La consultation de l’état de la dette annexé au budget de la commune ne mentionne pas les mêmes chiffres ; par ailleurs, d’autres emprunts pris auprès de DEXIA, en 2003, en 2009 et en 2010, figurent dans cet état, y compris pour la régie de l’eau en 2008.

Il serait utile pour l’information des annotains que Mr le Maire nous donne des informations sur ces emprunts comme, par exemple, le montant initial, le taux d’intérêts et l’annuité initiaux, le taux d’intérêts et l’annuité actuels, si une renégociation est intervenue et dans quelles conditions financières, à savoir la pénalité de sortie payée à cette occasion ou rajoutée au nouvel emprunt contracté pour se substituer à l’ancien.

Le public finit par se détourner de l’information et ne plus s’intéresser à la vérité.

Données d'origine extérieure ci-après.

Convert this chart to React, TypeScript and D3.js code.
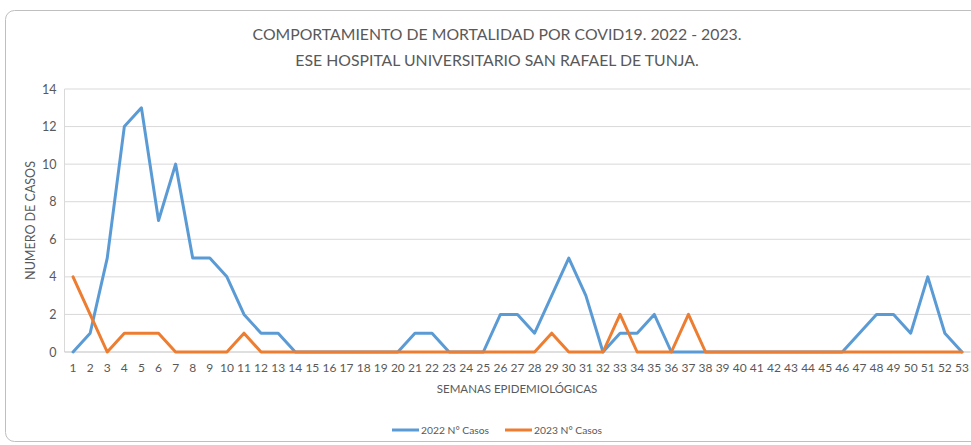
import React from "react";
import * as d3 from "d3";

const weeks: number[] = d3.range(1, 54);
const cases2022: number[] = [0,1,5,12,13,7,10,5,5,4,2,1,1,0,0,0,0,0,0,0,1,1,0,0,0,2,2,1,3,5,3,0,1,1,2,0,0,0,0,0,0,0,0,0,0,0,1,2,2,1,4,1,0];
const cases2023: number[] = [4,2,0,1,1,1,0,0,0,0,1,0,0,0,0,0,0,0,0,0,0,0,0,0,0,0,0,0,1,0,0,0,2,0,0,0,2,0,0,0,0,0,0,0,0,0,0,0,0,0,0,0,0];
const yTicks: number[] = [0,2,4,6,8,10,12,14];
const seriesNames: string[] = ["2022 N° Casos", "2023 N° Casos"];
const seriesColors: string[] = ["#5B9BD5", "#ED7D31"];
const titleLines: string[] = ["COMPORTAMIENTO DE MORTALIDAD POR COVID19. 2022 - 2023.", "ESE HOSPITAL UNIVERSITARIO SAN RAFAEL DE TUNJA."];

const W = 971, H = 445;
const left = 64.5, right = 970.5, top = 89, bottom = 352;
const font = "Lato, 'Open Sans', sans-serif";
const textColor = "#595959";

export default function App() {
  const x = d3.scaleBand<number>().domain(weeks).range([left, right]);
  const y = d3.scaleLinear().domain([0, 14]).range([bottom, top]);
  const cx = (w: number) => (x(w) as number) + x.bandwidth() / 2;
  const line = d3.line<number>().x((_, i) => cx(weeks[i])).y(d => y(d));
  const series = [cases2022, cases2023];
  return (
    <svg width={W} height={H} style={{ position: "absolute", left: 0, top: 0, background: "#fff" }} fontFamily={font}>
      <rect x={5.5} y={10.5} width={1000} height={431} rx={9} fill="#fff" stroke="#BFBFBF" strokeWidth={1} />
      {titleLines.map((t, i) => (
        <text key={i} x={497} y={40 + i * 26} textAnchor="middle" fontSize={15.8} fill={textColor}>{t}</text>
      ))}
      {yTicks.map(t => (
        <g key={t}>
          {t > 0 && <line x1={left} x2={right} y1={y(t)} y2={y(t)} stroke="#D9D9D9" strokeWidth={1} />}
          <text x={left - 8} y={y(t) + 4.5} textAnchor="end" fontSize={12.5} fill={textColor}>{t}</text>
        </g>
      ))}
      <line x1={left} x2={left} y1={top} y2={bottom} stroke="#D9D9D9" strokeWidth={1} />
      <line x1={left} x2={right} y1={bottom} y2={bottom} stroke="#BFBFBF" strokeWidth={1} />
      {weeks.map(w => (
        <text key={w} x={cx(w)} y={372} textAnchor="middle" fontSize={12} fill={textColor}>{w}</text>
      ))}
      <text x={517} y={393} textAnchor="middle" fontSize={11.5} fill={textColor}>SEMANAS EPIDEMIOLÓGICAS</text>
      <text transform={`translate(35,${(top + bottom) / 2}) rotate(-90)`} textAnchor="middle" fontSize={12.5} fill={textColor}>NUMERO DE CASOS</text>
      {series.map((s, i) => (
        <path key={i} d={line(s) || ""} fill="none" stroke={seriesColors[i]} strokeWidth={3} strokeLinejoin="round" strokeLinecap="round" />
      ))}
      {seriesNames.map((n, i) => (
        <g key={n} transform={`translate(${392 + i * 113},430)`}>
          <line x1={0} x2={27} y1={0} y2={0} stroke={seriesColors[i]} strokeWidth={3} />
          <text x={29} y={4} fontSize={10.3} fill={textColor}>{n}</text>
        </g>
      ))}
    </svg>
  );
}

Son esprit critique s’émousse peu à peu.

Une conséquence de fond de toutes ces évolutions est le désintérêt croissant du public pour l’information et il est tout à fait clair que les journaux sont de moins en moins lus.

Place à l’information spectacle et à la « peopolisation » : songez à la manifestation « Annot table » ou encore au festival « Songes d’été » où nos élus se sont mis en scène avec délectation, sans même se soucier de savoir si les annotains se sentent concernés par leurs lubies ou les approuvent.

On a recours à l’émotion dans tous les domaines, plutôt que de faire appel au sens des responsabilités, plutôt que de traiter le citoyen comme un adulte.

Philippe Muray disait : « Il est plus facile de s’émouvoir ensemble que de vivre ensemble »

Ces changements de valeurs s’accompagnent d’une autre conséquence de fond : l’idée de progrès est en train de disparaître de notre paysage annotain.

Autrefois, on regardait l’avenir avec confiance, on était dans la certitude de jours meilleurs, les projets foisonnaient et notre commune allait de l’avant.

Aujourd’hui, on vit dans l’attente de la prochaine catastrophe, de la prochaine fermeture d’usine, de commerce, … Ceux qui sont en charge des affaires de la commune passent leur temps à avouer leur impuissance, n’ont aucune réponse aux problèmes qui se posent, restent passifs face aux évènements.

Mais ils savent comme personne faire organiser par d’autres des spectacles et des évènements, peu en rapport avec les attentes des annotains !

En réalité, face aux médias et aux pouvoirs en place, l’individu, le citoyen, doivent plus que jamais, se déterminer, exercer leur doute et rester en action.